The government will today announce a new National Genomic Healthcare Strategy to ensure the UK is able to offer a predictive, preventative and personalised health and care service for people with rare diseases.

The strategy will set out how the genomics community can work together to make the UK the global leader in genomic healthcare.

The government will also set out how it will improve services for people with rare conditions. These include:

  • every person with a rare disease will have a dedicated person responsible for co-ordinating their care
  • every patient with a rare disease will be given an ‘alert card’, including information about their condition, treatment regime and contact details for the individual expert involved in their care
  • every child with a rare condition will be transferred to appropriate adult services when they reach the age of 18, even if that adult service is not the commissioning responsibility of NHS England

Minister for Innovation Nicola Blackwood will launch the strategy in a speech to thank NHS staff who helped her to manage her own genetic condition, Ehlers–Danlos Syndrome (EDS), which went undiagnosed for 30 years.

She will speak about the difficulties of coping with undiagnosed disease, including her experiences of collapsing in Parliament on several occasions.

The new strategy will build on Health and Social Care Secretary Matt Hancock’s ambition to sequence 5 million genomes in the UK by 2023 to 2024.

The NHS will from this year offer whole genome sequencing to every adult and child in the UK with certain cancers and rare genetic conditions. This will be used to provide personalised treatments specific to the patient to improve their chances of recovery and quality of life.

The focus on genomics follows the success of the 100,000 Genomes Project, which helped 1 in 4 patients with rare diseases receive a diagnosis for the first time.

One in 17 people, or almost 6% of the population, will be affected by a rare disease at some point in their lives. This equates to approximately 3.5 million people in the UK and 30 million people across Europe.

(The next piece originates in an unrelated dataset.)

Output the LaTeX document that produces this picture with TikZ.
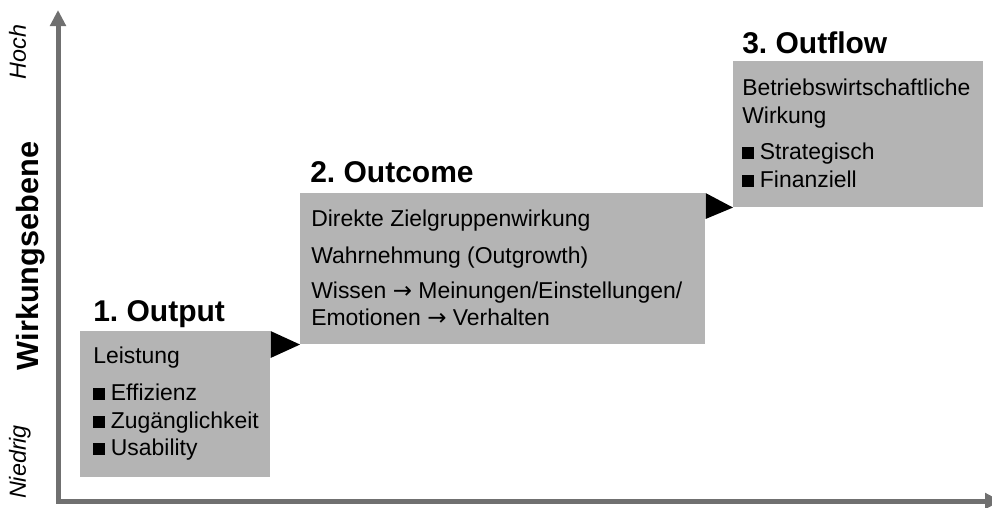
\documentclass[tikz,border=0pt]{standalone}
\usepackage{fontspec}
\setmainfont{Liberation Sans}
\newfontfamily\arrowfont{DejaVu Sans}
\usetikzlibrary{arrows.meta,calc}
\definecolor{boxgray}{HTML}{B4B4B4}
\definecolor{axisgray}{HTML}{707070}
\newcommand{\sqbul}{\rule{0.52em}{0.52em}\hspace{0.25em}}
\newcommand{\rarr}{{\arrowfont\char"2192}}
\frenchspacing
\begin{document}
\begin{tikzpicture}[x=0.75pt,y=-0.75pt,
  panel/.style={fill=boxgray,draw=none,inner sep=0pt,anchor=north west},
  bodytxt/.style={anchor=base west,inner sep=0pt,font=\fontsize{17.2}{20}\selectfont},
  headtxt/.style={anchor=base west,inner sep=0pt,font=\fontsize{22.5}{26}\selectfont\bfseries},
  sidetxt/.style={anchor=base,inner sep=0pt,rotate=90,font=\fontsize{17.5}{20}\selectfont\itshape},
  axistxt/.style={anchor=base,inner sep=0pt,rotate=90,font=\fontsize{23}{26}\selectfont\bfseries},
  stepmark/.style={fill=black,draw=none},
  axisline/.style={draw=axisgray,line width=3.75pt,
    {Triangle[width=11.5pt,length=12pt]}-{Triangle[width=11.5pt,length=12pt]}}]
\clip (0,0) rectangle (992,507);

% axes
\coordinate (ytip) at (58,10);
\coordinate (origin) at (58,501);
\coordinate (xtip) at (1001,501);
\draw[axisline] (ytip) -- (origin) -- (xtip);

% axis labels
\node[sidetxt] (hoch) at (26,52) {Hoch};
\node[sidetxt] (niedrig) at (26,462) {Niedrig};
\node[axistxt] (ebene) at (38,256) {Wirkungsebene};

% panels
\node[panel,minimum width=190*0.75pt,minimum height=146*0.75pt] (b1) at (80,331) {};
\node[panel,minimum width=405*0.75pt,minimum height=151*0.75pt] (b2) at (300,193) {};
\node[panel,minimum width=250*0.75pt,minimum height=146*0.75pt] (b3) at (733,61) {};

% step markers between panels
\fill[stepmark] (b1.north east) -- ($(b1.north east)+(0,27)$) -- (b2.south west) -- cycle;
\fill[stepmark] (b2.north east) -- ($(b2.north east)+(0,26)$) -- (b3.south west) -- cycle;

% 1. Output
\node[headtxt] (t1) at (93,321) {1. Output};
\node[bodytxt] (l11) at (93,363) {Leistung};
\node[bodytxt] (l12) at (93,400) {\sqbul Effizienz};
\node[bodytxt] (l13) at (93,428) {\sqbul Zugänglichkeit};
\node[bodytxt] (l14) at (93,455) {\sqbul Usability};

% 2. Outcome
\node[headtxt] (t2) at (310,182) {2. Outcome};
\node[bodytxt] (l21) at (311,226) {Direkte Zielgruppenwirkung};
\node[bodytxt] (l22) at (311,263) {Wahrnehmung (Outgrowth)};
\node[bodytxt] (l23) at (311,298) {Wissen \rarr{} Meinungen/Einstellungen/};
\node[bodytxt] (l24) at (311,325) {Emotionen \rarr{} Verhalten};

% 3. Outflow
\node[headtxt] (t3) at (742,53) {3. Outflow};
\node[bodytxt] (l31) at (742,95) {Betriebswirtschaftliche};
\node[bodytxt] (l32) at (742,123) {Wirkung};
\node[bodytxt] (l33) at (742,159) {\sqbul Strategisch};
\node[bodytxt] (l34) at (742,187) {\sqbul Finanziell};
\end{tikzpicture}
\end{document}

Nicola Blackwood will say:

I owe so many NHS workers – nurses, doctors, my GP, pharmacist, paramedics and more – my stable health today. I am not sure I will ever be able to communicate to them quite how dramatically they have changed my life.

But this process has also taught me indelible lessons about how important it is to improve care for rare diseases for everyone – not just the lucky ones like me.

This is why we must never relent in our campaign to bring an end to the ‘diagnostic odyssey’ – it is pernicious and even after diagnosis the damage it does to mental health of patients and their families must not be forgotten. We must press even harder on clinical awareness and groundbreaking research so more patients can be diagnosed and treated earlier.

Co-ordinating your care can feel almost impossible when you are ill and the complexity of services for rare disease must not act as a barrier to access for care.

On the National Genomic Healthcare Strategy, she will say:

Through the NHS Long Term Plan we want to lead the world in the use of data and technology to prevent illness – not just treat it.

We want to diagnose conditions before symptoms occur. And we want to deliver personalised treatment, informed not just by our general understanding of disease but by our own personal, de-identified medical data – including our genetic make-up.

In order to make this a reality, I am delighted to announce that we will be working with the National Genomics Board and the broader genomics community to develop a National Genomic Healthcare Strategy.